Our science and innovation – ecology and systems thinking, progressive sociology and economics – offers constructive ways forward.
The House of Lords will struggle to make the Agriculture Bill fit for purpose in these times of global health crisis, climate emergency and diet failure.
The Lords will also struggle to prevent the rolling-back of European protections to which the UK Government has committed, particularly in relation to genetic engineering.
The public is very clear in its view on genetically modified organisms (GMOs). We don't want them in our food system.
The government left GMOs out of the Bill, and indeed we we were told last week that this isn't the right place to discuss the issue.
But that isn’t stopping the technology's champions from leaping into the fray with an amendment to include it. And we can’t be sure that the government won’t jump on the bandwagon and follow this rightwing-led push.
I was struck by the language being used as I listened to the Second Reading debate in the Lords last week (a general discussion before we get down next month to the line-by-line consideration of Bill and amendments in the Committee Stage) – all the talk of “innovation”, of “science”, and how could anyone be against science and innovation?
The question that is too seldom asked is: which science? Just looking at “science”, you can approach the problem of food security through nutrition or genetics or soil science or agronomy (which crops grow where).
What impact will this scientific innovation have? How will it change our environment, our society, our diet? Unless you’ve asked those questions, your policy is going to have unintended impacts (and even if you do, you need to be alert to unexpected outcomes).
These are not questions that you can answer with a test tube or an equation. A 1950s view of “science” - a white man in a lab coat holding nature as far distant as possible - will not provide answers.
These are complex issues of sociology, economics, business. Scientific understanding can only take us so far, as we’ve found in dealing with SARS-CoV-2. And science allowed to run riot, without consideration of the impacts of innovation, can be very dangerous indeed.
It was science that gave us DDT and chlorpyrifos. It was innovation that led to the disastrous takeover of the English countryside by rapeseed, relying on massive use of pesticides and giant scale monoculture that is a biological desert, to grow a crop essentially unsuited to our conditions to please multinational food manufacturers producing foods that contribute to obesity and ill health.
My top level objection to genetic modification technologies is that behind it lies a faulty assumption: that you can change just one thing and create improvements, without having lots of other – frequently unconsidered – impacts.
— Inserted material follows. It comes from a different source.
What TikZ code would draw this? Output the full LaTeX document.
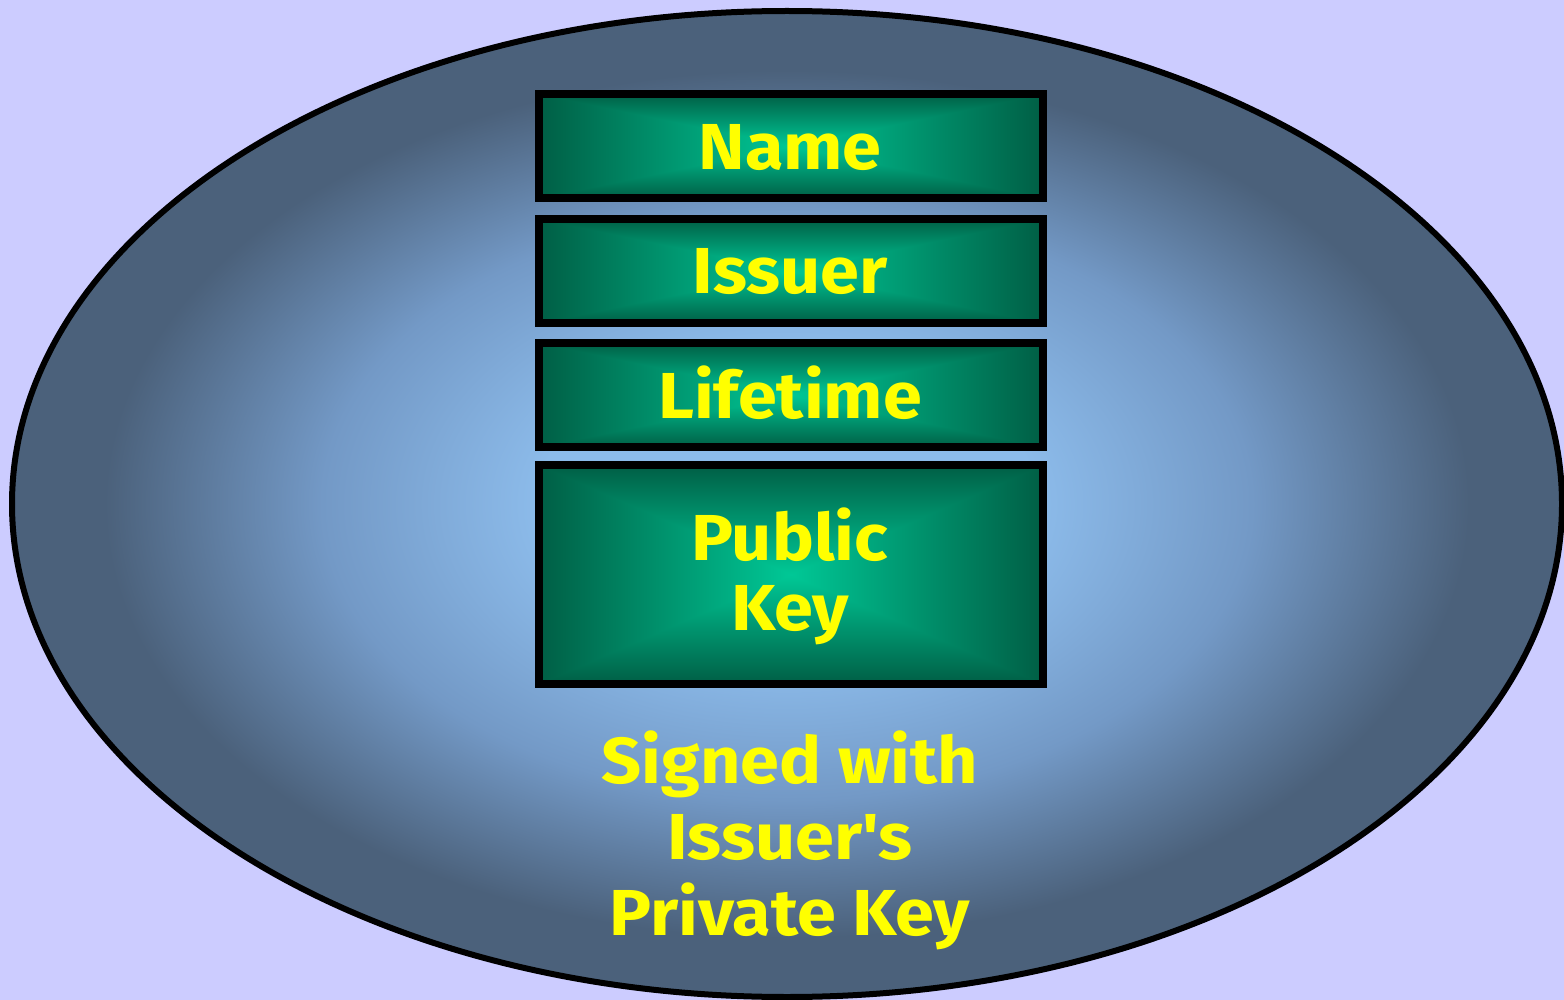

Take an obvious example, like making crops more drought-resistant. Sounds great, how could you argue with that?
But think a little deeper, and the impacts are not just more wheat or more potatoes. If the plants keep growing, they’ll be sucking nutrients out of a drier soil. That will have an impact on the immensely complex ecosystem of bacteria, fungi and microscopic organisms that make up a healthy soil and work synergistically with plants to help them grow.
It will have an impact on soil structure – at risk of making dry soil even more concrete-like and impermeable, with threats of worsening our already high flood risk.
The GM approach is innately a 'silver bullet' approach – treating nature and society like a machine – you pull a lever and have a predictable impact on operations, a mechanistic approach that ecologists and systems analysts, heterodox economists and sophisticated sociologists have long been telling us causes untold damage.
Perhaps due to my Australian origins I’m particularly sensitive to this: introduce the cane toad to eat pests of sugar cane. What could possibly go wrong?
But it struck me in the debate that those of us on the side of the ecologists and the systems thinkers are falling down in the words we use, in allowing the “other side” to talk as if “science” and innovation are what they are for and we are against.
It is the science of nutrition that tells us how disastrous our ultra-processed diets are – cutting edge, fast-developing, exciting science.
Universal basic income is an innovation, a proposed change to our economic and social arrangement that removes insecurity and fear and reduces mental ill health. We don’t tend to talk about these things in these terms, but we should.
'Science' cannot be narrowly defined, or left in the hands of those who champion the multinational seed and agrochemical companies whose previous choice of 'innovations' has left the natural world and human society in such a parlous state.
Our science and innovation – ecology and systems thinking, progressive sociology and economics – offers constructive ways forward, rather than driving on to destruction.
Natalie Bennett is a Green Party peer.